Jesus was the greatest disciple maker who has ever lived. Let’s take a look at how Christ made disciples and we’ll discover some keys that will help kids become followers for life – kids who love Jesus and commit themselves to His purpose.
Though many people followed Jesus, He chose twelve ordinary men with a mixture of backgrounds and personalities to be His disciples. Jesus’ entire ministry depended upon these individuals who would go on to anchor the Church.
How Jesus Began
Jesus began His discipleship ministry in prayer: “One of those days Jesus went out to a mountainside to pray, and spent the night praying to God. When morning came, he called his disciples to him and chose twelve of them, whom he also designated apostles.” (Luke 6:12,13)
Jesus selected the men His Father told Him to choose, for He only did what He saw His Father doing. Christ saw these men in prayer and then hand-selected them from the multitudes: “I tell you the truth, the Son can do nothing by himself; he can do only what he sees his Father doing, because whatever the Father does the Son also does.” (John 5:19)
What we see is that Jesus focused His time in prayer, communion, and fellowship with His Father and then He selected the twelve. Jesus focused on a few and He did nothing without first having prayed.
The Bible reveals that Jesus spent more time with the 12 than with anyone else on earth. What’s AMAZING is that Jesus staked everything on His relationship with this group and especially with His inner circle of three (Peter, James, and John). These men would become responsible for carrying out everything Jesus had started. Don’t miss this point: Christ spent the majority of His ministry life pouring into this group of obscure, seemingly insignificant men. As Lord, He knew the power of small beginnings – the power of seedtime and harvest:
“He told them another parable: ‘The kingdom of heaven is like a mustard seed, which a man took and planted in his field. Though it is the smallest of all your seeds, yet when it grows, it is the largest of garden plants and becomes a tree, so that the birds of the air come and perch in its branches.’” (Matthew 13:31,32)
What we learn is that bigger and much is not always better. From Christ’s discipleship model, we see that it is better to do more with a few than to do little with many. In our era, however, we are programmed to believe that the evidence of a successful ministry is how much, or how big, or how many. We turn to all kinds of disconnected programs, hit-and-miss curricula, and activities that engage, but do little to transform lives.
Statistics reveal that 70-75% of children who grew up in conservative churches now leave by the time they reach their twenties.
Perhaps this is one reason why youth are exiting the Church and many are not returning.
Dr.
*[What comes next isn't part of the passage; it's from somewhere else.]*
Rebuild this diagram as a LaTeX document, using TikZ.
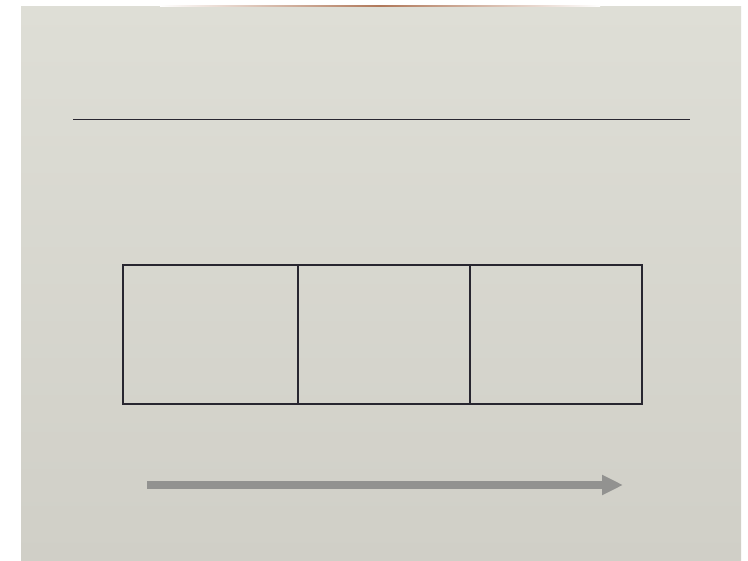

R. Albert Mohler Jr., president of the Southern Baptist Theological Seminary writes:
“Kids are spending a very small amount of time in church activities, and many of those activities have very little theological, biblical, or spiritual content. As a result, we have a generation of young people who believe that there is a God, but they don’t have any particular god in mind.”
How Jesus Taught
The Scriptures record 17 instances where Christ ministered to the multitudes. However, there are approximately 46 Bible passages that show Him in private discussions with His disciples. In those smaller group settings, Jesus trained His committed followers for their own ministries. He ministered one-on-one, one-on-two, and one-on-three. At other times His ministry was conducted one-on-twelve. Christ also provided on-the-job training with the 70; and spent some apprenticeship time with the 120 as well as placing some emphasis with the 500 in Galilee.
Show, Tell, Release, Supervise
The great commission has two parts. First – we are called to go and make disciples. Second – (of no less significance, but often neglected) – we are commanded to teach new followers to obey. Without this training, there cannot be a disciple. And there cannot be training without accountability. The primary objective of the Church today is for Jesus’ disciples to build other people into disciples. We should filter everything we do, say, and teach through the question, “How will this help us make disciples?”
The most effective manner to train and equip people for any skill is by providing effective models and opportunities to practice the skill itself. Jesus used a show, tell, release, and supervise model of training. After calling the disciples, He took them along with Him, teaching and healing the sick as He went. Then, after He sensed the disciples had seen and learned enough, they were ready to try for themselves. So, He commissioned, empowered, instructed, and sent them out to do the same things. To bring others into a complete understanding and walk in Christ-likeness, this model of training should be no different today.
Last Will & Testimony
Just before ascending into heaven, Jesus gathered these followers together and said, “All authority in heaven and on earth has been given to me. Therefore go and make disciples of all nations, baptizing them in the name of the Father and of the Son and of the Holy Spirit, and teaching them to obey everything I have commanded you. And surely I am with you always, to the very end of the age” (Matthew 28:18-20). Think about this … Christ intentionally invested His life with 12 people and then directed, “Now you guys go out and do the same with others.”
So, what should we do? How can kids live radically God-centered lives and turn the world upside down? Jesus gave us the answer – “Make disciples.”